Performance Budgeting Reforms Gather Pace in Latin America
Posted by Marc Robinson
Performance budgeting reforms are being pursued with impressive vigour in Latin America today. This was made very clear to the thousand or so participants from 41 countries who attended an International Conference on Performance Budgeting held Mexico City on June 9-10, 2008. The conference heard in detail about developments in Mexico, Colombia, Brazil, as well as in various OECD countries outside the region.
In Mexico, a new budget law passed in 2006 has reinforced efforts under way for some years to build a strong foundation of program evaluation and performance indicators to inform the budget process. A massive effort is underway to create “logframes”—statements of program outcomes and outputs, with supporting indicators and other information—for all government expenditure. In 2008 alone, 17 major programs will be subject to evaluation, and the aim is that by 2010 at least 75 percent of programs will have been evaluated. Leading these efforts is the Ministry of Finance, with a key guiding role being played by Vice-Minister for Expenditure Dionisio Perez-Jacome.
Chile stands out as a regional (and indeed international) beacon of performance budgeting reform, having built a strikingly successful system over a period of more than a decade. It has been a path-finder in developing the role of practical program evaluation in the budget process. In part because of the influence of the Chilean model, this has now a world-wide trend—as the conference heard in presentations on recent initiatives in Canada, Australia and Korea.
The interest across the continent in performance budgeting reflects an awareness that, with economic performance strong and many governments enjoying strong fiscal positions, improving the quality of public expenditure has become a top priority. However, as speaker after speaker emphasized, performance budgeting is just one element in the wider set of reforms required to improve expenditure quality. Civil service reforms, improved accountability mechanisms, administrative restructuring—just to mention some of the elements—are all essential.
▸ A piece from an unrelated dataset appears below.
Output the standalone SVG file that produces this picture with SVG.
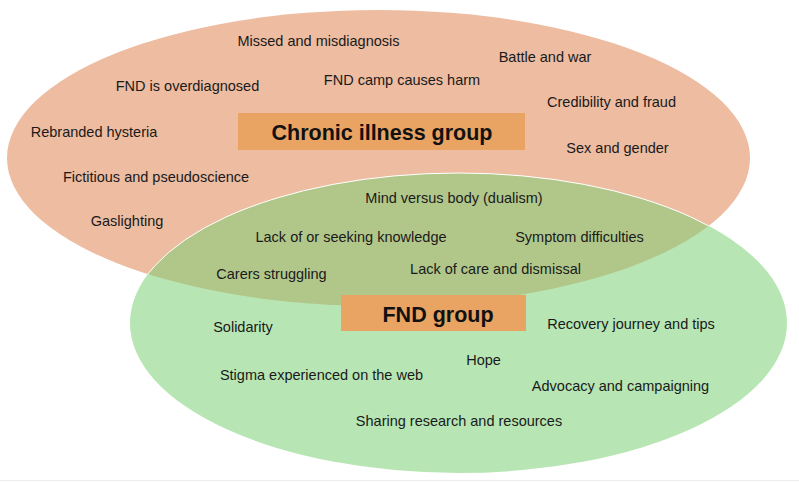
<svg xmlns="http://www.w3.org/2000/svg" width="799" height="482" viewBox="0 0 799 482">
<style>
.t{font-family:"Liberation Sans",Arial,sans-serif;font-size:14.5px;fill:#1a1a1a;text-anchor:middle}
.h{font-family:"Liberation Sans",Arial,sans-serif;font-size:21.5px;font-weight:bold;fill:#111;text-anchor:middle}
.box{fill:#e9a363}
</style>
<defs>
<clipPath id="oc"><ellipse cx="378.5" cy="158" rx="371.5" ry="148"/></clipPath>
</defs>
<rect width="799" height="482" fill="#fff"/>
<line x1="0" y1="480.5" x2="799" y2="480.5" stroke="#ececec" stroke-width="1"/>
<g id="chronic-illness-set">
<ellipse cx="378.5" cy="158" rx="371.5" ry="148" fill="#edbca1"/>
</g>
<g id="fnd-set">
<ellipse cx="458.5" cy="323" rx="328.5" ry="150" fill="#b7e6b4"/>
<ellipse cx="458.5" cy="323" rx="328.5" ry="150" fill="#b1c78a" clip-path="url(#oc)"/>
<ellipse cx="458.5" cy="323" rx="328.5" ry="150" fill="none" stroke="#ffffff" stroke-width="1" clip-path="url(#oc)"/>
</g>
<g id="connectors"></g>
<g id="chronic-label">
<rect class="box" x="238" y="113" width="287" height="37"/>
<text class="h" x="382" y="139.5">Chronic illness group</text>
</g>
<g id="fnd-label">
<rect class="box" x="341" y="295" width="185" height="36"/>
<text class="h" x="438" y="321.5">FND group</text>
</g>
<g id="themes">
<text class="t" x="318.5" y="46">Missed and misdiagnosis</text>
<text class="t" x="545" y="62">Battle and war</text>
<text class="t" x="187.5" y="91">FND is overdiagnosed</text>
<text class="t" x="402" y="85">FND camp causes harm</text>
<text class="t" x="611.5" y="107">Credibility and fraud</text>
<text class="t" x="94" y="137">Rebranded hysteria</text>
<text class="t" x="617.5" y="153">Sex and gender</text>
<text class="t" x="156" y="182">Fictitious and pseudoscience</text>
<text class="t" x="454" y="203">Mind versus body (dualism)</text>
<text class="t" x="127" y="226">Gaslighting</text>
<text class="t" x="351" y="242">Lack of or seeking knowledge</text>
<text class="t" x="579.5" y="242">Symptom difficulties</text>
<text class="t" x="271.5" y="279">Carers struggling</text>
<text class="t" x="495.5" y="274">Lack of care and dismissal</text>
<text class="t" x="243" y="332">Solidarity</text>
<text class="t" x="631" y="329">Recovery journey and tips</text>
<text class="t" x="483.5" y="365">Hope</text>
<text class="t" x="321.5" y="380">Stigma experienced on the web</text>
<text class="t" x="620.5" y="391">Advocacy and campaigning</text>
<text class="t" x="459" y="426">Sharing research and resources</text>
</g>
</svg>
The conference was organized by the World Bank, Inter-American Development Bank, OECD and Mexican Ministry of Finance, with participation by the IMF. IMF staff made two presentations, respectively on the U.K. experience and the information requirements of performance budgeting. The main conference was followed by a first-rate seminar for the Ministry of Finance organized by the OECD, on nuts-and-bolts aspects of performance budgeting.